Although the Fortune article reports that Google apparently has a team of data scientists developing sophisticated models of new venture success, as I see it, even a somewhat less technical study of what works and what does not can add knowledge that helps gauge which ventures might be successful. In fact, I find that sometimes a less quantitative, more explanatory approach can have huge benefits when trying to understand specific circumstances that might affect the outlook for a particular business. This entails thinking through, analyzing, and evaluating what might work and why, not merely accepting conventional wisdom about what is thought to work.

And, apparently Google also recognizes the importance of not over relying on the data. According to a Fast Company article “Google’s Creative Destruction” by Farhad Manjoo (described online as: a version of this article appeared in the May 2012 issue of Fast Company magazine), Joe Kraus, a partner in Google Ventures, says “they use data as a decision assist tool, rather than a decision making one.” The Fast Company article also explains that Google Ventures examines and asks questions about what drives the success of a start-up, reads academic research related to new ventures, and uses the models developed by data scientists—all to determine what works.
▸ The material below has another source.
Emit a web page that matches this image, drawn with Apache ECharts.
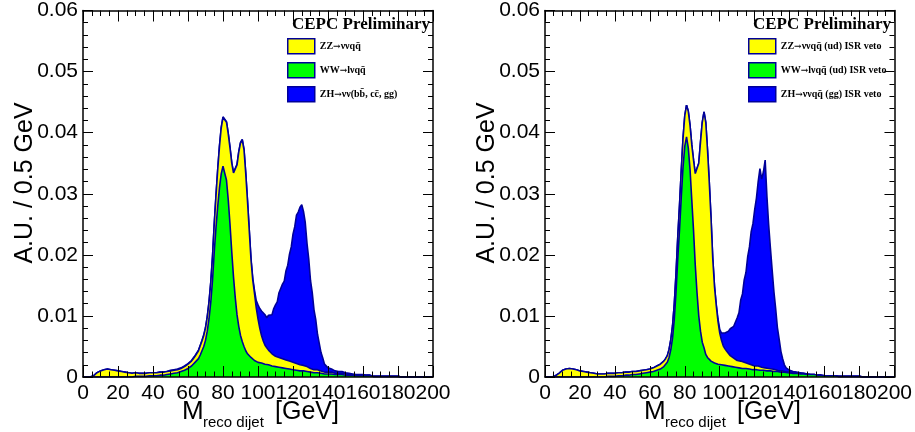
<!DOCTYPE html>
<html><head><meta charset="utf-8">
<script src="https://cdn.jsdelivr.net/npm/echarts@6/dist/echarts.min.js"></script>
<style>html,body{margin:0;padding:0;background:#fff}#c{width:915px;height:432px}</style>
</head><body><div id="c"></div>
<script>
// bin centres (GeV)
const massPoints = [
0,2,4,6,8,10,12,14,16,18,
20,22,24,26,28,30,32,34,36,38,
40,42,44,46,48,50,52,54,56,58,
60,61,62,63,64,65,66,67,68,69,
70,71,72,73,74,75,76,77,78,79,
80,81,82,83,84,85,86,87,88,89,
90,91,92,93,94,95,96,97,98,99,
100,101,102,103,104,105,106,107,108,109,
110,111,112,113,114,115,116,117,118,119,
120,121,122,123,124,125,126,127,128,129,
130,131,132,133,134,135,136,137,138,139,
140,
142,144,146,148,150,152,154,156,158,160,
162,164,166,168,170,172,174,176,178,180,
182,184,186,188,190,192,194,196,198,200];

const xTicks = [0,20,40,60,80,100,120,140,160,180,200];
const yTicks = [0,0.01,0.02,0.03,0.04,0.05,0.06];

// left panel
const wwLeft = [
0,0,0,0,0,0,0,0,0,0,
0,0,0,0,0,0.0001,0.0001,0.0001,0.0001,0.0002,
0.0002,0.0002,0.0003,0.0003,0.0004,0.0005,0.0006,0.0007,0.0009,0.0011,
0.0014,0.0016,0.0018,0.0021,0.0024,0.0026,0.0030,0.0036,0.0043,0.0050,
0.0060,0.0075,0.0095,0.0122,0.0158,0.0205,0.0245,0.0280,0.0310,0.0333,
0.0345,0.0342,0.0322,0.0290,0.0250,0.0205,0.0164,0.0130,0.0102,0.0083,
0.0068,0.0058,0.0050,0.0043,0.0038,0.0035,0.0032,0.0029,0.0027,0.0025,
0.0024,0.0023,0.0023,0.0022,0.0021,0.0021,0.0020,0.0019,0.0018,0.0018,
0.0017,0.0016,0.0016,0.0015,0.0015,0.0014,0.0014,0.0013,0.0013,0.0012,
0.0012,0.0012,0.0011,0.0011,0.0010,0.0010,0.0010,0.0009,0.0009,0.0008,
0.0008,0.0008,0.0007,0.0007,0.0007,0.0006,0.0006,0.0006,0.0005,0.0005,
0.0005,
0.0005,0.0004,0.0004,0.0004,0.0003,0.0003,0.0003,0.0002,0.0002,0.0002,
0.0002,0.0002,0.0001,0.0001,0.0001,0.0001,0.0001,0.0001,0.0001,0.0001,
0,0,0,0,0,0,0,0,0,0];

const zzLeft = [
0,0,0,0.0002,0.0007,0.0010,0.0012,0.0013,0.0012,0.0011,
0.0010,0.0009,0.0008,0.0007,0.0006,0.0006,0.0005,0.0005,0.0005,0.0005,
0.0005,0.0005,0.0005,0.0005,0.0005,0.0005,0.0005,0.0005,0.0005,0.0006,
0.0007,0.0007,0.0008,0.0009,0.0010,0.0011,0.0013,0.0015,0.0016,0.0018,
0.0020,0.0023,0.0027,0.0032,0.0038,0.0045,0.0052,0.0060,0.0068,0.0075,
0.0080,0.0086,0.0095,0.0108,0.0125,0.0145,0.0170,0.0205,0.0245,0.0285,
0.0315,0.0330,0.0322,0.0290,0.0250,0.0205,0.0160,0.0130,0.0110,0.0088,
0.0071,0.0057,0.0045,0.0037,0.0031,0.0027,0.0024,0.0022,0.0020,0.0019,
0.0017,0.0017,0.0016,0.0016,0.0015,0.0015,0.0014,0.0014,0.0013,0.0013,
0.0012,0.0012,0.0011,0.0011,0.0010,0.0009,0.0009,0.0008,0.0008,0.0007,
0.0006,0.0006,0.0005,0.0005,0.0005,0.0004,0.0004,0.0004,0.0003,0.0003,
0.0003,
0.0003,0.0002,0.0002,0.0002,0.0002,0.0001,0.0001,0.0001,0.0001,0.0001,
0.0001,0.0001,0,0,0,0,0,0,0,0,
0,0,0,0,0,0,0,0,0,0];

const zhLeft = [
0,0,0,0,0,0,0,0,0,0,
0,0,0,0,0,0,0,0,0,0,
0,0,0,0,0,0.0001,0.0001,0.0001,0.0001,0.0001,
0.0001,0.0001,0.0001,0.0001,0.0001,0.0001,0.0001,0.0001,0.0001,0.0001,
0.0001,0.0001,0.0001,0.0001,0.0001,0.0001,0.0001,0.0001,0.0001,0.0001,
0.0001,0.0001,0.0001,0.0001,0.0001,0.0001,0.0001,0.0001,0.0001,0.0001,
0.0001,0.0001,0.0001,0.0001,0.0001,0.0001,0.0002,0.0003,0.0005,0.0012,
0.0023,0.0032,0.0040,0.0046,0.0050,0.0049,0.0057,0.0062,0.0064,0.0075,
0.0084,0.0090,0.0106,0.0108,0.0122,0.0128,0.0146,0.0156,0.0175,0.0188,
0.0210,0.0222,0.0243,0.0248,0.0258,0.0263,0.0252,0.0236,0.0202,0.0178,
0.0144,0.0124,0.0098,0.0082,0.0058,0.0045,0.0030,0.0021,0.0013,0.0010,
0.0007,
0.0005,0.0004,0.0003,0.0003,0.0002,0.0002,0.0001,0.0001,0.0001,0.0001,
0,0,0,0,0,0,0,0,0,0,
0,0,0,0,0,0,0,0,0,0];

// right panel
const wwRight = [
0,0,0,0,0,0,0,0,0,0,
0,0,0,0,0,0,0,0,0.0001,0.0001,
0.0001,0.0002,0.0002,0.0003,0.0003,0.0004,0.0004,0.0005,0.0006,0.0007,
0.0008,0.0008,0.0009,0.0010,0.0011,0.0012,0.0013,0.0015,0.0017,0.0020,
0.0024,0.0032,0.0045,0.0064,0.0095,0.0140,0.0195,0.0242,0.0295,0.0344,
0.0378,0.0393,0.0375,0.0340,0.0290,0.0240,0.0183,0.0138,0.0100,0.0075,
0.0057,0.0048,0.0037,0.0032,0.0029,0.0026,0.0024,0.0023,0.0022,0.0021,
0.0020,0.0020,0.0019,0.0019,0.0018,0.0018,0.0017,0.0017,0.0016,0.0016,
0.0015,0.0015,0.0015,0.0014,0.0014,0.0014,0.0013,0.0013,0.0013,0.0012,
0.0012,0.0012,0.0012,0.0011,0.0011,0.0011,0.0011,0.0010,0.0010,0.0010,
0.0010,0.0009,0.0009,0.0009,0.0008,0.0008,0.0008,0.0008,0.0007,0.0007,
0.0007,
0.0006,0.0006,0.0005,0.0005,0.0004,0.0004,0.0004,0.0003,0.0003,0.0002,
0.0002,0.0002,0.0002,0.0001,0.0001,0.0001,0.0001,0.0001,0.0001,0.0001,
0,0,0,0,0,0,0,0,0,0];

const zzRight = [
0,0,0,0.0002,0.0006,0.0011,0.0013,0.0014,0.0013,0.0012,
0.0010,0.0009,0.0008,0.0007,0.0006,0.0005,0.0005,0.0005,0.0005,0.0005,
0.0005,0.0005,0.0005,0.0005,0.0005,0.0005,0.0005,0.0005,0.0005,0.0005,
0.0005,0.0005,0.0006,0.0006,0.0007,0.0007,0.0008,0.0008,0.0009,0.0010,
0.0011,0.0013,0.0016,0.0020,0.0025,0.0030,0.0035,0.0040,0.0044,0.0047,
0.0050,0.0052,0.0060,0.0072,0.0090,0.0115,0.0150,0.0195,0.0250,0.0310,
0.0360,0.0386,0.0380,0.0340,0.0290,0.0235,0.0170,0.0125,0.0095,0.0070,
0.0052,0.0040,0.0032,0.0027,0.0024,0.0021,0.0018,0.0016,0.0015,0.0013,
0.0012,0.0012,0.0011,0.0010,0.0010,0.0009,0.0009,0.0008,0.0007,0.0007,
0.0006,0.0006,0.0006,0.0005,0.0005,0.0005,0.0004,0.0004,0.0004,0.0003,
0.0003,0.0003,0.0003,0.0002,0.0002,0.0002,0.0002,0.0001,0.0001,0.0001,
0.0001,
0.0001,0.0001,0.0001,0.0001,0.0001,0,0,0,0,0,
0,0,0,0,0,0,0,0,0,0,
0,0,0,0,0,0,0,0,0,0];

const zhRight = [
0,0,0,0,0,0,0,0,0,0,
0,0,0,0,0,0,0,0,0,0,
0,0,0,0,0,0,0,0,0,0,
0,0,0,0,0,0,0,0,0,0,
0,0,0,0,0,0,0,0,0,0,
0,0,0,0,0,0,0,0,0,0,
0,0,0,0,0,0,0.0001,0.0001,0.0002,0.0004,
0.0006,0.0012,0.0020,0.0026,0.0032,0.0036,0.0044,0.0043,0.0052,0.0055,
0.0070,0.0078,0.0100,0.0112,0.0135,0.0148,0.0175,0.0192,0.0218,0.0232,
0.0256,0.0275,0.0302,0.0325,0.0308,0.0320,0.0340,0.0282,0.0235,0.0198,
0.0162,0.0128,0.0100,0.0070,0.0052,0.0032,0.0020,0.0011,0.0007,0.0004,
0.0003,
0.0002,0.0001,0.0001,0,0,0,0,0,0,0,
0,0,0,0,0,0,0,0,0,0,
0,0,0,0,0,0,0,0,0,0];

const namesLeft = ['ZZ\u2192\u03bd\u03bdqq\u0304', 'WW\u2192l\u03bdqq\u0304', 'ZH\u2192\u03bd\u03bd(bb\u0304, cc\u0304, gg)'];
const namesRight = ['ZZ\u2192\u03bd\u03bdqq\u0304 (ud) ISR veto', 'WW\u2192l\u03bdqq\u0304 (ud) ISR veto', 'ZH\u2192\u03bd\u03bdqq\u0304 (gg) ISR veto'];
const fills = ['#ffff00', '#00ff00', '#0000ff'];
const OUT = '#000099';

const chart = echarts.init(document.getElementById('c'));

function xAx(g, pos) {
  return {type:'value', gridIndex:g, position:pos, min:xTicks[0], max:xTicks[xTicks.length-1], interval:xTicks[1]-xTicks[0], z:10,
    axisLine:{show:true, onZero:false, lineStyle:{color:'#000', width:1.5}},
    axisTick:{show:true, inside:true, length:11, lineStyle:{color:'#000', width:1}},
    minorTick:{show:true, splitNumber:4, length:5.5, lineStyle:{color:'#000', width:1}},
    axisLabel:{show: pos==='bottom', fontFamily:'Liberation Sans', fontSize:21, color:'#000', margin:6},
    splitLine:{show:false}, minorSplitLine:{show:false}};
}
function yAx(g, pos) {
  return {type:'value', gridIndex:g, position:pos, min:yTicks[0], max:yTicks[yTicks.length-1], interval:yTicks[1]-yTicks[0], z:10,
    axisLine:{show:true, onZero:false, lineStyle:{color:'#000', width:1.5}},
    axisTick:{show:true, inside:true, length:10, lineStyle:{color:'#000', width:1}},
    minorTick:{show:true, splitNumber:5, length:5, lineStyle:{color:'#000', width:1}},
    axisLabel:{show: pos==='left', fontFamily:'Liberation Sans', fontSize:21, color:'#000', margin:5,
      formatter: v => (Math.abs(v) < 1e-9 ? '0' : v.toFixed(2))},
    splitLine:{show:false}, minorSplitLine:{show:false}};
}
// stacked tops, built from the per-process arrays (as THStack draws them)
function cum(...arrs) { return massPoints.map((m,i)=>[m, arrs.reduce((s,a)=>s+a[i],0)]); }
function mk(name, pts, g, fill, z) {
  return {type:'line', name, xAxisIndex:g*2, yAxisIndex:g*2,
    data: pts, symbol:'none', showSymbol:false, smooth:false,
    lineStyle:{color:OUT, width:1.6}, areaStyle:{color:fill, opacity:1}, itemStyle:{color:fill},
    z, silent:true, animation:false};
}
function legendFor(names, left) {
  return {left, top:38, orient:'vertical', itemWidth:27, itemHeight:15, itemGap:7.5, icon:'rect', selectedMode:false,
    padding:0,
    formatter: n => n.replace('\u2192', '{ar|\u2192}'),
    textStyle:{fontFamily:'Liberation Serif', fontWeight:'bold', fontSize:10, color:'#000',
      rich:{ar:{fontFamily:'DejaVu Serif', fontWeight:'bold', fontSize:9, color:'#000'}}},
    data: names.map((n,i)=>({name:n, itemStyle:{color:fills[i], borderColor:OUT, borderWidth:1.5}}))};
}
function xTitle(x0) {
  return [
    {type:'text', x:x0, y:412, style:{text:'M', fontFamily:'Liberation Sans', fontSize:26, fill:'#000', align:'left', verticalAlign:'middle'}},
    {type:'text', x:x0+21, y:423, style:{text:'reco dijet', fontFamily:'Liberation Sans', fontSize:15, fill:'#000', align:'left', verticalAlign:'middle'}},
    {type:'text', x:x0+93, y:412, style:{text:'[GeV]', fontFamily:'Liberation Sans', fontSize:25, fill:'#000', align:'left', verticalAlign:'middle'}}
  ];
}

chart.setOption({
  animation:false,
  backgroundColor:'#fff',
  grid:[{left:83, top:10, width:350, height:367}, {left:545, top:10, width:350, height:367}],
  xAxis:[xAx(0,'bottom'), xAx(0,'top'), xAx(1,'bottom'), xAx(1,'top')],
  yAxis:[yAx(0,'left'), yAx(0,'right'), yAx(1,'left'), yAx(1,'right')],
  title:[
    {text:'CEPC Preliminary', left:292, top:16, padding:0, textStyle:{fontFamily:'Liberation Serif', fontWeight:'bold', fontSize:17, color:'#000'}},
    {text:'CEPC Preliminary', left:753, top:16, padding:0, textStyle:{fontFamily:'Liberation Serif', fontWeight:'bold', fontSize:17, color:'#000'}}
  ],
  legend:[legendFor(namesLeft, 287), legendFor(namesRight, 748)],
  series:[
    mk(namesLeft[2], cum(wwLeft, zzLeft, zhLeft), 0, fills[2], 3),
    mk(namesLeft[0], cum(wwLeft, zzLeft), 0, fills[0], 4),
    mk(namesLeft[1], cum(wwLeft), 0, fills[1], 5),
    mk(namesRight[2], cum(wwRight, zzRight, zhRight), 1, fills[2], 3),
    mk(namesRight[0], cum(wwRight, zzRight), 1, fills[0], 4),
    mk(namesRight[1], cum(wwRight), 1, fills[1], 5)
  ],
  graphic:[
    {type:'text', x:25, y:183, rotation:Math.PI/2, style:{text:'A.U. / 0.5 GeV', fontFamily:'Liberation Sans', fontSize:25, fill:'#000', align:'center', verticalAlign:'middle'}},
    {type:'text', x:487, y:183, rotation:Math.PI/2, style:{text:'A.U. / 0.5 GeV', fontFamily:'Liberation Sans', fontSize:25, fill:'#000', align:'center', verticalAlign:'middle'}}
  ].concat(xTitle(182), xTitle(644))
});
</script></body></html>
So, for reduced risks and greater success with new ventures, pay attention to patterns and knowledge. Although not a magic bullet that always guarantees spectacular success, patterns can be extremely powerful for evaluating what is likely to succeed and what is not. They can move a business forward on the path to success. They can help investors choose new ventures with strong potential. And, they can do so without always encountering the high failure rate that is common with new ventures.